Originally published in Island Ad-Vantages, July 25, 2019
Lobstermen’s rally targets lack of science behind right whale rules
Governor Janet Mills, left, and Senator Susan Collins attend the July 21 lobstermen’s rally at the Stonington Fish Pier.
by Anne Berleant
A rally designed to draw attention to impending federal regulations that would strike a big blow to the local lobster fishing industry drew hundreds of fishermen, their families and supporters from up and down the coast to the Stonington Commercial Fish Pier.
The rally, organized by Captain Julie Eaton, also drew Governor Janet Mills, U.S. Senator Susan Collins, Congresswoman Chellie Pingree and Congressman Jared Golden, a representative for former governor Paul LePage and State Senate President Troy Jackson, who spoke alongside lobstermen from Stonington, Winter Harbor and North Haven, Stonington Town Manager Kathleen Billings, Marie Hutchinson of the Island Fishermen’s Wives Association and local students. A representative from Senator Angus King’s office also attended, as did local state representatives.
“It’s important,” Eaton said, as people streamed to the fish pier from land and water. “Our voice matters.”
The National Oceanic and Atmospheric Administration, or NOAA, has proposed regulations to reduce trap lines by up to 50 percent to prevent entanglements by North Atlantic right whales, a federally listed endangered species since 1970.
But hundreds of Maine lobstermen signed a petition at the rally declaring they had never seen a right whale in the Gulf of Maine.
“It is now time for NOAA to listen to you,” Sen. Collins said, promising, with the rest of the delegation, to press President Trump to address the new rules. The Maine delegation has already written him asking him to intervene in the implementation of the new regulations.
Members of the political delegation learned more about the science behind lobster fishing and right whales at the Maine Center for Coastal Fisheries before arriving at the rally.

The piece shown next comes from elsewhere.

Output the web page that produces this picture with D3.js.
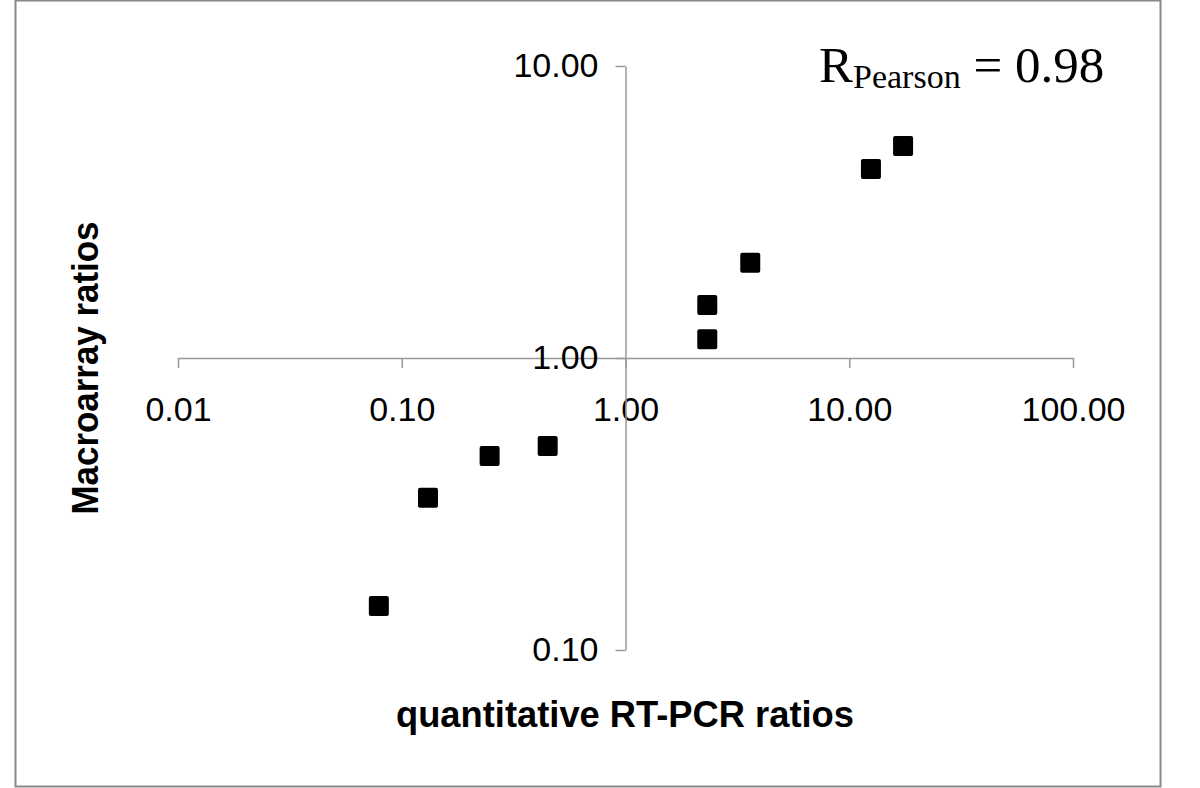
<!DOCTYPE html>
<html><head><meta charset="utf-8">
<script src="https://cdn.jsdelivr.net/npm/d3@7"></script>
<style>body{margin:0;background:#fff}svg{display:block}</style>
</head><body>
<svg id="c" width="1200" height="788"></svg>
<script>
const rtpcr = [0.079, 0.131, 0.247, 0.449, 2.32, 2.32, 3.61, 12.5, 17.4];
const macro = [0.1415, 0.332, 0.462, 0.50, 1.52, 1.16, 2.12, 4.44, 5.32];
const xTicks = [0.01, 0.1, 1, 10, 100];
const yTicks = [0.1, 1, 10];
const xTickLabels = ["0.01", "0.10", "1.00", "10.00", "100.00"];
const yTickLabels = ["0.10", "1.00", "10.00"];

const svg = d3.select("#c");
svg.append("rect").attr("x",15.5).attr("y",0.5).attr("width",1145).attr("height",786)
  .attr("fill","#fff").attr("stroke","#888").attr("stroke-width",2);

const x = d3.scaleLog().domain([0.01,100]).range([178,1073]);
const y = d3.scaleLog().domain([0.1,10]).range([650,66]);

const axisCol = "#999";
const sans = "Arial, 'Liberation Sans', sans-serif";
// x axis at y=1
const xg = svg.append("g").attr("transform",`translate(0,${y(1)})`)
  .call(d3.axisBottom(x).tickValues(xTicks).tickSize(10).tickSizeOuter(0)
    .tickFormat((d,i)=>xTickLabels[i]));
xg.select(".domain").attr("stroke",axisCol).attr("stroke-width",1.5);
xg.selectAll(".tick line").attr("stroke",axisCol).attr("stroke-width",1.5);
xg.selectAll(".tick text").attr("font-family",sans)
  .attr("font-size",34).attr("fill","#000").attr("y",63).attr("dy",0);

// y axis at x=1
const yg = svg.append("g").attr("transform",`translate(${x(1)},0)`)
  .call(d3.axisLeft(y).tickValues(yTicks).tickSize(10).tickSizeOuter(0)
    .tickFormat((d,i)=>yTickLabels[i]).tickPadding(17));
yg.select(".domain").attr("stroke",axisCol).attr("stroke-width",1.5);
yg.selectAll(".tick line").attr("stroke",axisCol).attr("stroke-width",1.5);
yg.selectAll(".tick text").attr("font-family",sans)
  .attr("font-size",34).attr("fill","#000").attr("dy","0.3em");

// points
const s = 20;
svg.append("g").selectAll("rect").data(rtpcr).join("rect")
  .attr("x",(d)=>x(d)-s/2).attr("y",(d,i)=>y(macro[i])-s/2)
  .attr("width",s).attr("height",s).attr("rx",2).attr("fill","#000");

// axis titles
svg.append("text").attr("x",625).attr("y",727).attr("text-anchor","middle")
  .attr("font-family",sans).attr("font-weight","bold")
  .attr("font-size",37).attr("textLength",458).attr("lengthAdjust","spacingAndGlyphs")
  .text("quantitative RT-PCR ratios");
svg.append("text").attr("transform","translate(98,368) rotate(-90)").attr("text-anchor","middle")
  .attr("font-family",sans).attr("font-weight","bold")
  .attr("font-size",37).attr("textLength",293).attr("lengthAdjust","spacingAndGlyphs")
  .text("Macroarray ratios");

// Pearson annotation
const t = svg.append("text").attr("x",819).attr("y",82)
  .attr("font-family","'Times New Roman', 'Liberation Serif', serif").attr("font-size",51).attr("fill","#000");
t.append("tspan").text("R");
t.append("tspan").attr("font-size",34).attr("dy",6).text("Pearson");
t.append("tspan").attr("dy",-6).text(" = 0.98");
</script>
</body></html>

Warming ocean waters have turned right whales in search of food northward from the Gulf of Maine, to Canada, and right whale entanglements with trap lines are overwhelmingly in Canadian waters, Collins said she’d learned. There have been six reported right whale deaths in Canada this year, and no reported entanglements in Maine waters for the last three years.
“Food for right whales is increasingly not ever found in waters where Maine fishermen are fishing,” Collins said before taking the podium. “Particularly at the depths lobstermen lay their traps. It just doesn’t make sense to me.”
For the lobstermen who spoke at the rally, the proposed new rules, which would mean increasing the number of traps on a trawl line or reducing the number of traps they fish, are just one more layer of regulations being handed down from above.
“Maine’s done its part for 20 years to help the right whale,” Stonington lobsterman Richard Larrabee Jr. said, noting that right whale populations have almost doubled since 1990.
Winter Harbor lobsterman Phil Torrey agreed. “We’ve done our part since day one,” he said.
The new rules come at a time when the lobster industry is dealing with a changing market and bait shortages, something Governor Mills addressed.
“These issues are difficult enough without the heavy hand of federal government trying to make life even harder for you and your families through misguided regulations, ones not even supported by data,” Mills said. “Maine’s lobster industry is a critical pillar of our state’s economy and it’s that way because of your hard work and that of generations before you.”
Congressman Jared Golden, the last to speak, has been speaking with local lobstermen and bringing their issues to Washington, D.C., earning him the nickname “Captain Ahab” on the House floor, he said.
“There’s no better voice about why it is that we truly believe, from the bottom of our hearts, that Maine lobstermen are not a part of the problem when it comes to the right whales than yourselves,” Golden told the lobstermen. “You’re the best advocates for yourselves.”